> [EXERCISE TASK]: Extract, word for word, every line from the one containing "Give me the matplotlib source for this chart." through the one containing "import matplotlib.pyplot as plt", with both end lines kept.

> [ENTRIES SHOWN]:
-- begin --

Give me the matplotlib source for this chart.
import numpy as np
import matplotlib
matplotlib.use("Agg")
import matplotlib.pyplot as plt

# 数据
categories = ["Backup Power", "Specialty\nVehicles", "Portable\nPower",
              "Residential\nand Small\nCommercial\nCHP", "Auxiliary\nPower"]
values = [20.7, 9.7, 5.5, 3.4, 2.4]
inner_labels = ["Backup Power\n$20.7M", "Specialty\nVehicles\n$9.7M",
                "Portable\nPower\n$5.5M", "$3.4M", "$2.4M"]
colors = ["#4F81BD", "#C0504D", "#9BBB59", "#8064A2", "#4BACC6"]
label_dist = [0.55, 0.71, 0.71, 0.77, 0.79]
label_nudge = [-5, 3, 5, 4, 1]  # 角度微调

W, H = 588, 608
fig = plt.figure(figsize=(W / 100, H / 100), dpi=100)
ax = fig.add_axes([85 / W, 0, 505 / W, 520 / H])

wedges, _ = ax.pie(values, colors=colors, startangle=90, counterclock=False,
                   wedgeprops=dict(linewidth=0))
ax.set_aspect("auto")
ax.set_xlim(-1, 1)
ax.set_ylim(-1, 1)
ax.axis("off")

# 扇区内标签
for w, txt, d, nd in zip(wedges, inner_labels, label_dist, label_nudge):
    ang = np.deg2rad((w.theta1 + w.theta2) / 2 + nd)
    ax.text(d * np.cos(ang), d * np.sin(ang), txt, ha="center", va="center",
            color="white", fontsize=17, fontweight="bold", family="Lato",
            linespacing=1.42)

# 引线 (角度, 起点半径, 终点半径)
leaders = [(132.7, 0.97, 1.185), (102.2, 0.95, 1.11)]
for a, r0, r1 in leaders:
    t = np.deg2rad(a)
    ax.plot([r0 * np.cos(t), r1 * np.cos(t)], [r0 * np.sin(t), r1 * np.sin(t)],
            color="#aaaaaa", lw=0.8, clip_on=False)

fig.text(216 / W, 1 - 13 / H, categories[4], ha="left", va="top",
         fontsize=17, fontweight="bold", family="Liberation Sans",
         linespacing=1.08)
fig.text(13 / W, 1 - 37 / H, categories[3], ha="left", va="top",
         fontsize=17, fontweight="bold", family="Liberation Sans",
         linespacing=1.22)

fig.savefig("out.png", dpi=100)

-- end --
-- begin --

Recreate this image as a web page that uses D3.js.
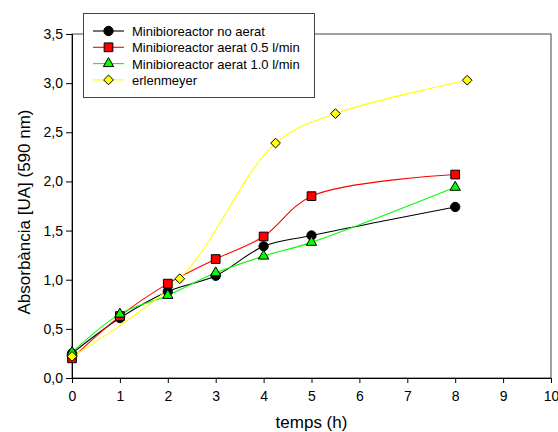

-- end --
-- begin --

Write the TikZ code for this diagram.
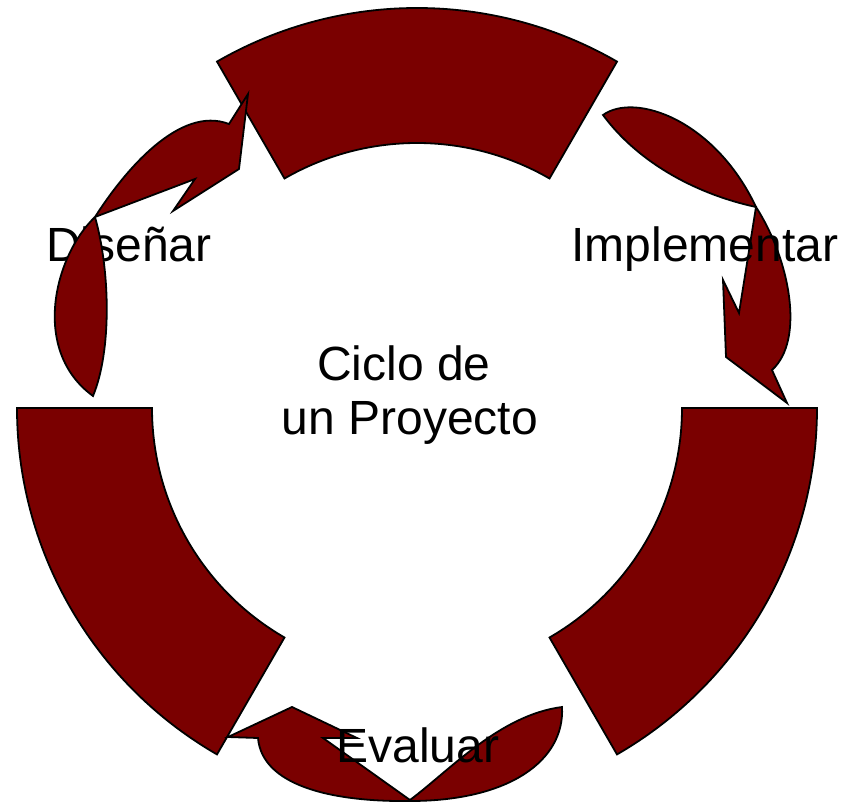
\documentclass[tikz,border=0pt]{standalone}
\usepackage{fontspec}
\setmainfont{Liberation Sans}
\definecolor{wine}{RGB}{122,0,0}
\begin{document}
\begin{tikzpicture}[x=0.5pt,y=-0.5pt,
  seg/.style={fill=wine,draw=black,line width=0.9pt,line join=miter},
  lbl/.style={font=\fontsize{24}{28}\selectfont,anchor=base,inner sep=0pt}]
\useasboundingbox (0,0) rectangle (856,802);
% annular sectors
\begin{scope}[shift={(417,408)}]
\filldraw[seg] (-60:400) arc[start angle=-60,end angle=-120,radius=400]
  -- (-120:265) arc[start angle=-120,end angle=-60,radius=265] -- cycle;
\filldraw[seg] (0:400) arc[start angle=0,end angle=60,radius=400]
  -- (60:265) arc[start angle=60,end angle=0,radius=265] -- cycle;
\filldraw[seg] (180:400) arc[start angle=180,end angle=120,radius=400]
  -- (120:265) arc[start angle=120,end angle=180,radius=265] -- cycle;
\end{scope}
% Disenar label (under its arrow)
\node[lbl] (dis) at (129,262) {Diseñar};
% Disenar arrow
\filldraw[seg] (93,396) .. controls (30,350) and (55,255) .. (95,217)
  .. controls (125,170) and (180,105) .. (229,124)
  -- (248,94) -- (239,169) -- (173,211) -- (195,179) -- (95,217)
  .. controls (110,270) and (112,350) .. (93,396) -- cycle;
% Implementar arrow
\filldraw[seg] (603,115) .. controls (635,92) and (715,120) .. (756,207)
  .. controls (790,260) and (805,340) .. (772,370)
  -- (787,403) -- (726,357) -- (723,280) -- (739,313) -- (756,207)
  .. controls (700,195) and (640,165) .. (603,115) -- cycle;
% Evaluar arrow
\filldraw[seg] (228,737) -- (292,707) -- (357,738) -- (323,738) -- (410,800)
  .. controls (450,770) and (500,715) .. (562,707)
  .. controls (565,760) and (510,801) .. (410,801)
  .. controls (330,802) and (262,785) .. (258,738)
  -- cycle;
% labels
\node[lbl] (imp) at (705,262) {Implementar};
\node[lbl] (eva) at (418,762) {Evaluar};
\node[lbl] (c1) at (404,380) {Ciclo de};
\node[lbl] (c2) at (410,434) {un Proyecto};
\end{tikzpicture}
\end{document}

-- end --

> [ANSWER TO THE PROBLEM]:
Give me the matplotlib source for this chart.
import numpy as np
import matplotlib
matplotlib.use("Agg")
import matplotlib.pyplot as plt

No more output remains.